----- DATA SHOWN -----
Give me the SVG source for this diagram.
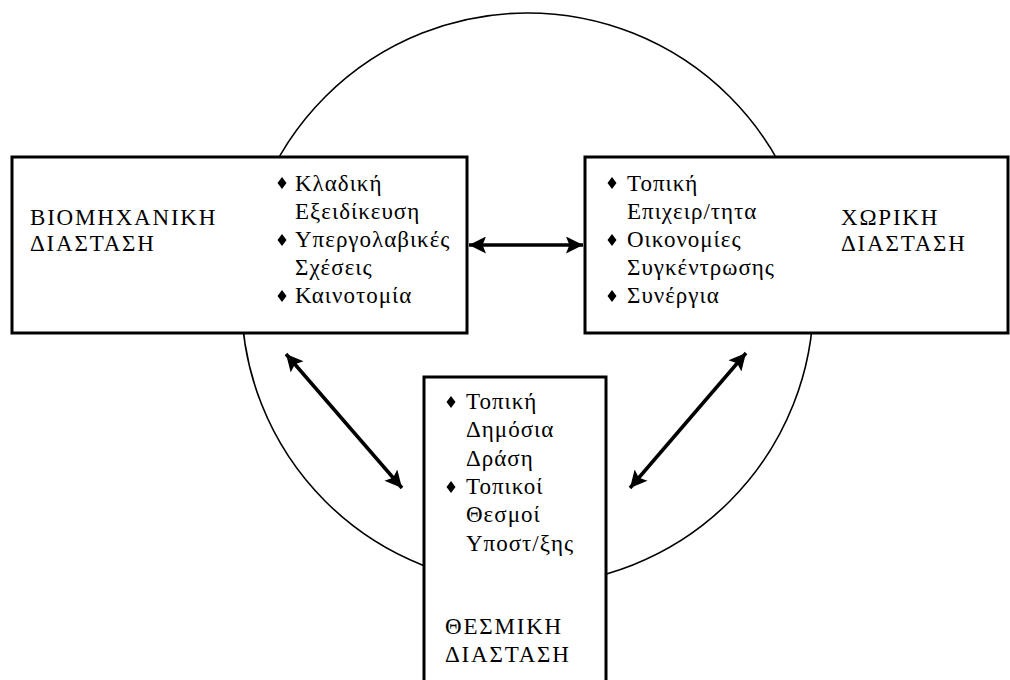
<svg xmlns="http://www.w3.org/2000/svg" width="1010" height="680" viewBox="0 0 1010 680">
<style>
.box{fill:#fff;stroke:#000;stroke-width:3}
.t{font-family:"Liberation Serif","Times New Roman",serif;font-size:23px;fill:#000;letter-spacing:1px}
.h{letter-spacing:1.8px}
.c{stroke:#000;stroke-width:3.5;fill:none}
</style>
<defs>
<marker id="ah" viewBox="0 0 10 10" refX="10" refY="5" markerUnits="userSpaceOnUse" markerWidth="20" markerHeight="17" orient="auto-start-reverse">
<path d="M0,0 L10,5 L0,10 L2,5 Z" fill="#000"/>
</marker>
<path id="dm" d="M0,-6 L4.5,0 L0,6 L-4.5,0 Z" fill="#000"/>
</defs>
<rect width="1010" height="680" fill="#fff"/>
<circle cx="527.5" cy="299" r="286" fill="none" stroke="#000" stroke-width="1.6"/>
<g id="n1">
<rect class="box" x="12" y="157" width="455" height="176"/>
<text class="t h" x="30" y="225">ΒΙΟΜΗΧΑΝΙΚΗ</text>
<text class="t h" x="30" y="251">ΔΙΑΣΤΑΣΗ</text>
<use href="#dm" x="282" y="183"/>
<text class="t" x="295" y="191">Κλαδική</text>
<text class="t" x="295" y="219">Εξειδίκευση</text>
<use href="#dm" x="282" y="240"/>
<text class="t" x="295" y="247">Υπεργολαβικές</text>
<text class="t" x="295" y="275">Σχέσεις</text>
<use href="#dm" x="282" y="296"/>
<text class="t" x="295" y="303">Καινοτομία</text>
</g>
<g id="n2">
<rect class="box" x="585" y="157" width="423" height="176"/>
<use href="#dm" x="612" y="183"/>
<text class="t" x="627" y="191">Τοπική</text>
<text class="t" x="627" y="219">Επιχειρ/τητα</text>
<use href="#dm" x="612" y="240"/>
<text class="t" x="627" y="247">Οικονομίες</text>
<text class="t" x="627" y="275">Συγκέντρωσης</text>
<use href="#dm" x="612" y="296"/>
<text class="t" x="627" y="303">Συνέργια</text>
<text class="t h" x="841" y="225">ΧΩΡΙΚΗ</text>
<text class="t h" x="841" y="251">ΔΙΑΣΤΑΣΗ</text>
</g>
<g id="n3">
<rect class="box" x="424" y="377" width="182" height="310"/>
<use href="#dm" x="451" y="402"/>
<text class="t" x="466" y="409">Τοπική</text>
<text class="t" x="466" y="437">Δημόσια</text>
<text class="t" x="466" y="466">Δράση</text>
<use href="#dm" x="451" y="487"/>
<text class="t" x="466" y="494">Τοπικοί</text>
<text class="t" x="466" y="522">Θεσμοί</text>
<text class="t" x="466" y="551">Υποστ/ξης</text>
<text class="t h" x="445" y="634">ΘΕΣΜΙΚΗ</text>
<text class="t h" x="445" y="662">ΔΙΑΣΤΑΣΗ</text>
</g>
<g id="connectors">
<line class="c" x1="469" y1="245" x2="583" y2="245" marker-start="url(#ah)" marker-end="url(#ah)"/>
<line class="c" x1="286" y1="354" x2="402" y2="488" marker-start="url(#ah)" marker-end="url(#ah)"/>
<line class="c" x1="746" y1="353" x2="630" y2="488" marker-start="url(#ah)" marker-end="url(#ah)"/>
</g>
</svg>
-----
» GIVEN REQUEST
Your copy of the data above should match it exactly, except that pictures are left out.

» TASK SOLUTION
Give me the SVG source for this diagram.
<svg xmlns="http://www.w3.org/2000/svg" width="1010" height="680" viewBox="0 0 1010 680">
<style>
.box{fill:#fff;stroke:#000;stroke-width:3}
.t{font-family:"Liberation Serif","Times New Roman",serif;font-size:23px;fill:#000;letter-spacing:1px}
.h{letter-spacing:1.8px}
.c{stroke:#000;stroke-width:3.5;fill:none}
</style>
<defs>
<marker id="ah" viewBox="0 0 10 10" refX="10" refY="5" markerUnits="userSpaceOnUse" markerWidth="20" markerHeight="17" orient="auto-start-reverse">
<path d="M0,0 L10,5 L0,10 L2,5 Z" fill="#000"/>
</marker>
<path id="dm" d="M0,-6 L4.5,0 L0,6 L-4.5,0 Z" fill="#000"/>
</defs>
<rect width="1010" height="680" fill="#fff"/>
<circle cx="527.5" cy="299" r="286" fill="none" stroke="#000" stroke-width="1.6"/>
<g id="n1">
<rect class="box" x="12" y="157" width="455" height="176"/>
<text class="t h" x="30" y="225">ΒΙΟΜΗΧΑΝΙΚΗ</text>
<text class="t h" x="30" y="251">ΔΙΑΣΤΑΣΗ</text>
<use href="#dm" x="282" y="183"/>
<text class="t" x="295" y="191">Κλαδική</text>
<text class="t" x="295" y="219">Εξειδίκευση</text>
<use href="#dm" x="282" y="240"/>
<text class="t" x="295" y="247">Υπεργολαβικές</text>
<text class="t" x="295" y="275">Σχέσεις</text>
<use href="#dm" x="282" y="296"/>
<text class="t" x="295" y="303">Καινοτομία</text>
</g>
<g id="n2">
<rect class="box" x="585" y="157" width="423" height="176"/>
<use href="#dm" x="612" y="183"/>
<text class="t" x="627" y="191">Τοπική</text>
<text class="t" x="627" y="219">Επιχειρ/τητα</text>
<use href="#dm" x="612" y="240"/>
<text class="t" x="627" y="247">Οικονομίες</text>
<text class="t" x="627" y="275">Συγκέντρωσης</text>
<use href="#dm" x="612" y="296"/>
<text class="t" x="627" y="303">Συνέργια</text>
<text class="t h" x="841" y="225">ΧΩΡΙΚΗ</text>
<text class="t h" x="841" y="251">ΔΙΑΣΤΑΣΗ</text>
</g>
<g id="n3">
<rect class="box" x="424" y="377" width="182" height="310"/>
<use href="#dm" x="451" y="402"/>
<text class="t" x="466" y="409">Τοπική</text>
<text class="t" x="466" y="437">Δημόσια</text>
<text class="t" x="466" y="466">Δράση</text>
<use href="#dm" x="451" y="487"/>
<text class="t" x="466" y="494">Τοπικοί</text>
<text class="t" x="466" y="522">Θεσμοί</text>
<text class="t" x="466" y="551">Υποστ/ξης</text>
<text class="t h" x="445" y="634">ΘΕΣΜΙΚΗ</text>
<text class="t h" x="445" y="662">ΔΙΑΣΤΑΣΗ</text>
</g>
<g id="connectors">
<line class="c" x1="469" y1="245" x2="583" y2="245" marker-start="url(#ah)" marker-end="url(#ah)"/>
<line class="c" x1="286" y1="354" x2="402" y2="488" marker-start="url(#ah)" marker-end="url(#ah)"/>
<line class="c" x1="746" y1="353" x2="630" y2="488" marker-start="url(#ah)" marker-end="url(#ah)"/>
</g>
</svg>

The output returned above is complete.